ノーモアチェルノブイリ! === 4/20今立町 ===
タチアーナさん、エフゲーニャさんを囲んで
=== 4/21鯖江市 ====== 原発に未来はない!
 
  
 ベラルーシのお二人を迎えての交流集会については、事前にマスコミ各社が大きく報道してくれたので、当日の参加者の多寡にかかわらず、広報の効果は大きかったと思います。
 さらにその上、丹南地域(7市町村)に約4万枚の新聞折り込みチラシを入れました。
 表立って活動している私たちの人数は限られていますが、こうした活動の世論に与える影響の意味は大きいと思っています。

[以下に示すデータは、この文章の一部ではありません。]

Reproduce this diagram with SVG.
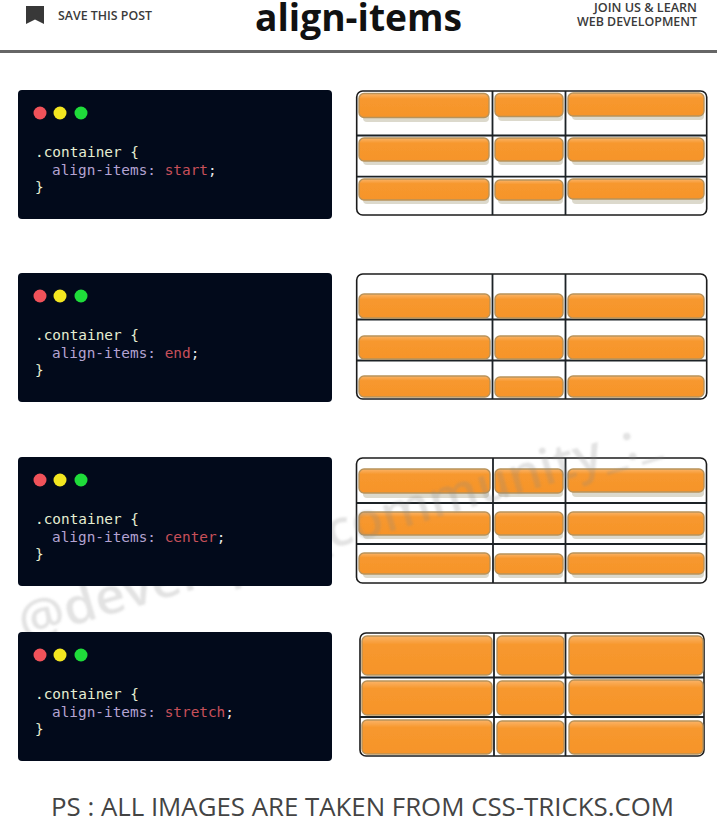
<svg xmlns="http://www.w3.org/2000/svg" width="717" height="830" viewBox="0 0 717 830">
<style>
text{font-family:"Open Sans","Liberation Sans",sans-serif}
.code{font-family:"DejaVu Sans Mono","Liberation Mono",monospace;font-size:14.4px;fill:#e6eed2}
.prop{fill:#b4a3d2}.val{fill:#c8505a}.semi{fill:#e8e8e8}
.panel{fill:#020a1b}
.frame{fill:#fff;stroke:#1c1c1c;stroke-width:1.6}
.line{stroke:#1c2226;stroke-width:1.8;fill:none}
.it{fill:url(#orange);stroke:#b8925a;stroke-width:1.4}
.sh{fill:#dcd9cc}
.hdr{font-size:12px;font-weight:600;fill:#3a3a3a}
</style>
<defs>
<filter id="soft" x="-5%" y="-5%" width="110%" height="110%"><feGaussianBlur stdDeviation="0.5"/></filter>
<filter id="wm" x="-5%" y="-20%" width="110%" height="140%"><feGaussianBlur stdDeviation="0.9"/></filter>
<linearGradient id="orange" x1="0" y1="0" x2="0" y2="1"><stop offset="0" stop-color="#fbb469"/><stop offset="0.22" stop-color="#f7982e"/><stop offset="1" stop-color="#f6942a"/></linearGradient>
</defs>
<rect width="717" height="830" fill="#fff"/>
<g id="header">
<path d="M26 6h18v18l-9-4.500-9 4.500z" fill="#383838"/>
<text class="hdr" x="58" y="20" textLength="94" lengthAdjust="spacingAndGlyphs">SAVE THIS POST</text>
<text x="255" y="31" font-size="37" font-weight="700" fill="#111" textLength="207" lengthAdjust="spacingAndGlyphs">align-items</text>
<text class="hdr" x="594" y="12" textLength="103" lengthAdjust="spacingAndGlyphs">JOIN US &amp; LEARN</text>
<text class="hdr" x="577" y="26" textLength="120" lengthAdjust="spacingAndGlyphs">WEB DEVELOPMENT</text>
<rect x="0" y="50" width="717" height="3" fill="#666"/>
</g>
<g id="grid-start" filter="url(#soft)">
<rect class="frame" x="356.7" y="91" width="350" height="124" rx="6"/>
<path class="line" d="M492.500 91V215M565.500 91V215M357 135.500H707M357 176.700H707"/>
<rect class="sh" x="363" y="98" width="126" height="24" rx="4"/><rect class="it" x="359" y="93.500" width="130" height="24" rx="5"/>
<rect class="sh" x="498" y="98" width="65" height="23" rx="4"/><rect class="it" x="495" y="93.500" width="68" height="23" rx="5"/>
<rect class="sh" x="572" y="97" width="132" height="23" rx="4"/><rect class="it" x="568" y="93" width="136" height="23" rx="5"/>
<rect class="sh" x="363" y="142" width="126" height="23" rx="4"/><rect class="it" x="359" y="138" width="130" height="23" rx="5"/>
<rect class="sh" x="498" y="142" width="65" height="23" rx="4"/><rect class="it" x="495" y="138" width="68" height="23" rx="5"/>
<rect class="sh" x="572" y="142" width="132" height="23" rx="4"/><rect class="it" x="568" y="138" width="136" height="23" rx="5"/>
<rect class="sh" x="363" y="183" width="126" height="21" rx="4"/><rect class="it" x="359" y="179" width="130" height="21" rx="5"/>
<rect class="sh" x="498" y="183" width="65" height="21" rx="4"/><rect class="it" x="495" y="180" width="68" height="20" rx="5"/>
<rect class="sh" x="572" y="183" width="132" height="21" rx="4"/><rect class="it" x="568" y="179" width="136" height="20" rx="5"/>
</g>
<g id="grid-end" filter="url(#soft)">
<rect class="frame" x="356.700" y="274" width="350" height="125" rx="6"/>
<path class="line" d="M492.500 274V399M565.500 274V399M357 319.500H707M357 360.500H707"/>
<rect class="it" x="359" y="294" width="131" height="24" rx="5"/><rect class="it" x="495" y="294" width="68" height="24" rx="5"/><rect class="it" x="568" y="294" width="136" height="24" rx="5"/>
<rect class="it" x="359" y="336" width="131" height="23" rx="5"/><rect class="it" x="495" y="336" width="68" height="23" rx="5"/><rect class="it" x="568" y="336" width="136" height="23" rx="5"/>
<rect class="it" x="359" y="376" width="131" height="21" rx="5"/><rect class="it" x="495" y="377" width="68" height="20" rx="5"/><rect class="it" x="568" y="376" width="136" height="21" rx="5"/>
</g>
<g id="grid-center" filter="url(#soft)">
<rect class="frame" x="356.500" y="458" width="350" height="125" rx="6"/>
<path class="line" d="M493 458V583M565.500 458V583M357 503H707M357 544H707"/>
<rect class="sh" x="363" y="473" width="126" height="25" rx="4"/><rect class="it" x="359" y="469" width="131" height="24" rx="5"/>
<rect class="sh" x="498" y="473" width="65" height="24" rx="4"/><rect class="it" x="495" y="469" width="68" height="24" rx="5"/>
<rect class="sh" x="572" y="473" width="132" height="24" rx="4"/><rect class="it" x="568" y="469" width="136" height="23" rx="5"/>
<rect class="sh" x="363" y="516" width="126" height="23" rx="4"/><rect class="it" x="359" y="512" width="131" height="23" rx="5"/>
<rect class="sh" x="498" y="516" width="65" height="23" rx="4"/><rect class="it" x="495" y="512" width="68" height="23" rx="5"/>
<rect class="sh" x="572" y="516" width="132" height="23" rx="4"/><rect class="it" x="568" y="512" width="136" height="23" rx="5"/>
<rect class="sh" x="363" y="557" width="126" height="21" rx="4"/><rect class="it" x="359" y="553" width="131" height="21" rx="5"/>
<rect class="sh" x="498" y="557" width="65" height="21" rx="4"/><rect class="it" x="495" y="554" width="68" height="20" rx="5"/>
<rect class="sh" x="572" y="557" width="132" height="21" rx="4"/><rect class="it" x="568" y="553" width="136" height="21" rx="5"/>
</g>
<g id="grid-stretch" filter="url(#soft)">
<rect class="frame" x="360" y="633" width="344" height="123" rx="6"/>
<path class="line" d="M494 633V756M565.500 633V756M360 677.500H704M360 717H704"/>
<rect class="it" x="362" y="636" width="130" height="39" rx="5"/><rect class="it" x="497" y="636" width="67" height="39" rx="5"/><rect class="it" x="569" y="636" width="134" height="39" rx="5"/>
<rect class="it" x="362" y="681" width="130" height="34" rx="5"/><rect class="it" x="497" y="681" width="67" height="34" rx="5"/><rect class="it" x="569" y="680" width="134" height="35" rx="5"/>
<rect class="it" x="362" y="720" width="130" height="34" rx="5"/><rect class="it" x="497" y="721" width="67" height="33" rx="5"/><rect class="it" x="569" y="721" width="134" height="33" rx="5"/>
</g>
<g id="watermark" filter="url(#wm)">
<text transform="translate(24 640) rotate(-16.500)" font-size="50" font-weight="600" fill="#8a8a8a" fill-opacity="0.24" textLength="665" lengthAdjust="spacingAndGlyphs">@developer_community_:_</text>
</g>
<g id="code-start">
<rect class="panel" x="18" y="90" width="314" height="129" rx="4"/>
<circle cx="40" cy="113" r="6.500" fill="#f0525a"/><circle cx="60" cy="113" r="6.500" fill="#f3e620"/><circle cx="81" cy="113" r="6.500" fill="#1fdc3a"/>
<text class="code" x="35" y="157">.container {</text>
<text class="code" x="52" y="175"><tspan class="prop">align-items:</tspan> <tspan class="val">start</tspan><tspan class="semi">;</tspan></text>
<text class="code" x="35" y="192">}</text>
</g>
<g id="code-end">
<rect class="panel" x="18" y="273" width="314" height="129" rx="4"/>
<circle cx="40" cy="296" r="6.500" fill="#f0525a"/><circle cx="60" cy="296" r="6.500" fill="#f3e620"/><circle cx="81" cy="296" r="6.500" fill="#1fdc3a"/>
<text class="code" x="35" y="340">.container {</text>
<text class="code" x="52" y="358"><tspan class="prop">align-items:</tspan> <tspan class="val">end</tspan><tspan class="semi">;</tspan></text>
<text class="code" x="35" y="375">}</text>
</g>
<g id="code-center">
<rect class="panel" x="18" y="457" width="314" height="129" rx="4"/>
<circle cx="40" cy="480" r="6.500" fill="#f0525a"/><circle cx="60" cy="480" r="6.500" fill="#f3e620"/><circle cx="81" cy="480" r="6.500" fill="#1fdc3a"/>
<text class="code" x="35" y="524">.container {</text>
<text class="code" x="52" y="542"><tspan class="prop">align-items:</tspan> <tspan class="val">center</tspan><tspan class="semi">;</tspan></text>
<text class="code" x="35" y="559">}</text>
</g>
<g id="code-stretch">
<rect class="panel" x="18" y="632" width="314" height="129" rx="4"/>
<circle cx="40" cy="655" r="6.500" fill="#f0525a"/><circle cx="60" cy="655" r="6.500" fill="#f3e620"/><circle cx="81" cy="655" r="6.500" fill="#1fdc3a"/>
<text class="code" x="35" y="699">.container {</text>
<text class="code" x="52" y="717"><tspan class="prop">align-items:</tspan> <tspan class="val">stretch</tspan><tspan class="semi">;</tspan></text>
<text class="code" x="35" y="734">}</text>
</g>
<g id="footer">
<text x="51" y="816" font-size="25" fill="#444" textLength="623" lengthAdjust="spacingAndGlyphs">PS : ALL IMAGES ARE TAKEN FROM CSS-TRICKS.COM</text>
</g>
</svg>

 ベラルーシのお二人を迎えるにあたって、初日(20日)夜の会場を今立町にしたのは宿泊地(拙宅)の近くで楽だから、翌日の鯖江会場については元気印の主婦・江端久美子さんにお任せできる、という理由からでした。
 さて当日。今立の会場には40名以上の、それもほとんどが初めての人たちの参加で活況を呈しました。質問も活発に出され、「敦賀・若狭の原発でもし事故が起きたら」というような、福井の原発を意識した質問が、やはり多く出ました。
 この日は、「ぬくもりの会」という不登校の子を持つ親たちの、月に一度の会合(同じ会場)の日でしたが、、それを変更してもらっていましたので、その会からも2名ばかり参加がありました(私や五十嵐さんも入れると4名ですが)。そのうちの一人、福井市の女性が、「子を持つ同じ親として、ベラルーシの皆さんたちの悲しみを痛く感じました。私たちに何かできることはありますか?」と問われました。
 彼女の問いかけに対するお二人の返答を僕は今、よく覚えていないのですが、「私たちの悲しみを理解していただけてとても嬉しい、感謝します」というようなものだったと思います。
 ところで、参加者と意見を交わしていて気になったことですが、セシウムやストロンチウムの汚染の影響がほぼなくなるのは数百年後、ということが(一部のマスコミの人にさえも)よく理解されていないようです。たとえば、EM菌などで無害化できないものだろうか、という素朴な意見を述べられる方も(講演の終了後)おられました。
 翌日の鯖江会場の参加者は約25名でした。実は、鯖江のほうが多いだろうと期待していたのですが・・・、しかし、こちらの会場でも、初めての方ばかりで、その点で今回の催しは成功だったと満足しています。
 江端さんは、環境問題に関心の深い「地球村」の会員が一人も来ていないことを残念がっていました。僕は彼らが環境問題の本質を見極めようとしないから問題に対する認識が深まらない、だからむやみに「反対する運動」を怖れるのだと思います。環境問題を考える上で必須であるはずの、人権や自治の視点が欠けているのだと思っています。が、どうしたら理解してもらえるか、僕にはわかりません。
 先日(5月1日)、私の地域の新聞にめずらしく日本原電のパンフが折り込まれました。敦賀地域に配布されているもので、丹南地域にまで配布されることは過去にはなかったものですが、原発推進の焦りが伺えるようです。